Reporters sans frontières appelle le gouvernement à se mobiliser face au phénomène d'exil forcé des journalistes victimes de menaces. Giovanni Alvarez, de la radio La Nueva, parti le 19 octobre 2007, est le quatrième dans ce cas depuis le début de l'année et le deuxième en un mois.
Reporters sans frontières déplore l'exil forcé de Giovanni Alvarez, 43 ans, obligé de quitter le pays, le 19 octobre 2007, après avoir reçu des menaces de mort. Le journaliste de la radio communautaire La Nueva avait dénoncé à l'antenne des affaires de corruption impliquant des hommes politiques du département d'Atlántico (Nord). Ce départ porte à quatre le nombre de journalistes colombiens fuyant leur région ou le pays depuis le début de l'année.
“Le départ forcé d'un journaliste constitue toujours un revers pour la liberté de la presse et le bilan de l'année 2007 commence à ressembler tristement à celui de 2006, année au cours de laquelle sept journalistes avaient été contraints de s'exiler ou de se cacher. Giovanni Alvarez s'expatrie quelques jours après que Gonzalo Guillén, correspondant en Colombie du quotidien El Nuevo Herald, a pris une décision similaire par crainte pour sa sécurité. Nous attendons les premiers résultats de l'enquête menée localement sur les menaces adressées à Giovanni Alvarez. Nous estimons, cependant, que compte tenu de son ampleur, l'exil forcé des professionnels des médias mérite un traitement plus large, au niveau gouvernemental. L'administration du président Alvaro Uribe, parfois mise en cause dans des atteintes à la liberté de la presse, doit donner des gages supplémentaires en faveur de celle-ci”, a déclaré Reporters sans frontières.
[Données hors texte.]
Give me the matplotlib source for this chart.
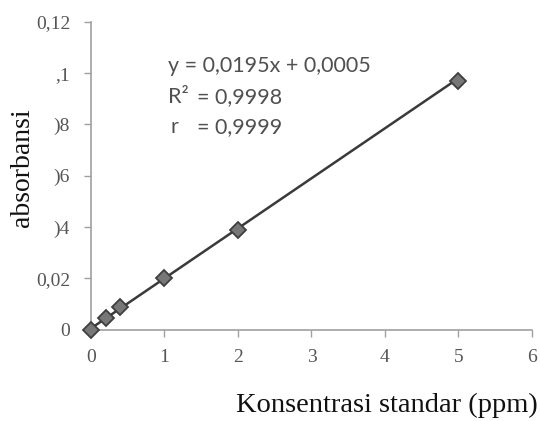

Le 19 octobre 2007, Giovanni Alvarez a quitté le territoire colombien en avion depuis l'aéroport de Barranquilla (700 kilomètres au nord de Bogotá), selon les déclarations de son fils à la police. La famille, qui se trouve sous protection policière, ignore où se trouve le journaliste, cible de menaces de mort après avoir révélé à l'antenne des cas de corruption entachant la classe politique de sa région.
“Nous savions qu'un attentat contre Giovanni Alvarez devait avoir lieu avant le 28 octobre. Nous n'avons pas encore identifié d'où proviennent les menaces, mais l'enquête continue”, a indiqué le colonel de police Carlos Rodríguez, cité par El Nuevo Herald.
Le 4 octobre, Gonzalo Guillén a été forcé de s'expatrier. Des menaces de mort par téléphone lui étaient parvenues, après que Alvaro Uribe l'avait accusé d'avoir participé à la rédaction d'un ouvrage relatant les liens supposés entre ce dernier et le narcotrafiquant Pablo Escobar. Le journaliste a soupçonné des tueurs à gages, à la solde des paramilitaires, d'être les auteurs de ces intimidations (lire le
communiqué du 4 octobre).
Le 8 mars, Darío Arizmendi Posada, directeur de l'information de Radio Caracol, a dû quitter le pays sous la menace d'un groupe inconnu (lire le
communiqué du 19 mars 2007). Deux semaines plus tard, Germán Hernández Vera, directeur de la rédaction du quotidien Diario del Huila à Neiva (Sud-Ouest), dans la ligne de mire de la guérilla des Forces armées révolutionnaires de Colombie (FARC), a fait de même (lire le
communiqué du 27 mars 2007).
Reporters sans frontières a également appris le départ, le 21 octobre, d'Hollman Morris, producteur et animateur de l'émission d'investigation “Contravía” (“Contre-courant“) sur la chaîne publique Canal Uno, après des menaces provenant d'un mystérieux “Front patriotique“, une émanation du paramilitarisme. Le journaliste a décidé de s'installer provisoirement avec sa famille aux États-Unis où il doit recevoir prochainement un prix de l'organisation Human Rights Watch. “Ce prix lui donne l'occasion de se mettre à l'abri et de se reposer pendant quelque temps, mais Hollman ne songe pas à prolonger son exil“, a confié l'un de ses amis à Reporters sans frontières.
Très critique envers le gouvernement d'Alvaro Uribe, Hollman Morris est l'un des meilleurs spécialistes du conflit armé en Colombie. Déjà menacé par les paramilitaires qui l'accusèrent d'être à la solde de la guérilla des Forces armées révolutionnaires de Colombie (FARC), le journaliste avait dû s'exiler en 2005. Les mêmes avaient alors tenté de le compromettre au moyen d'une vidéo truquée.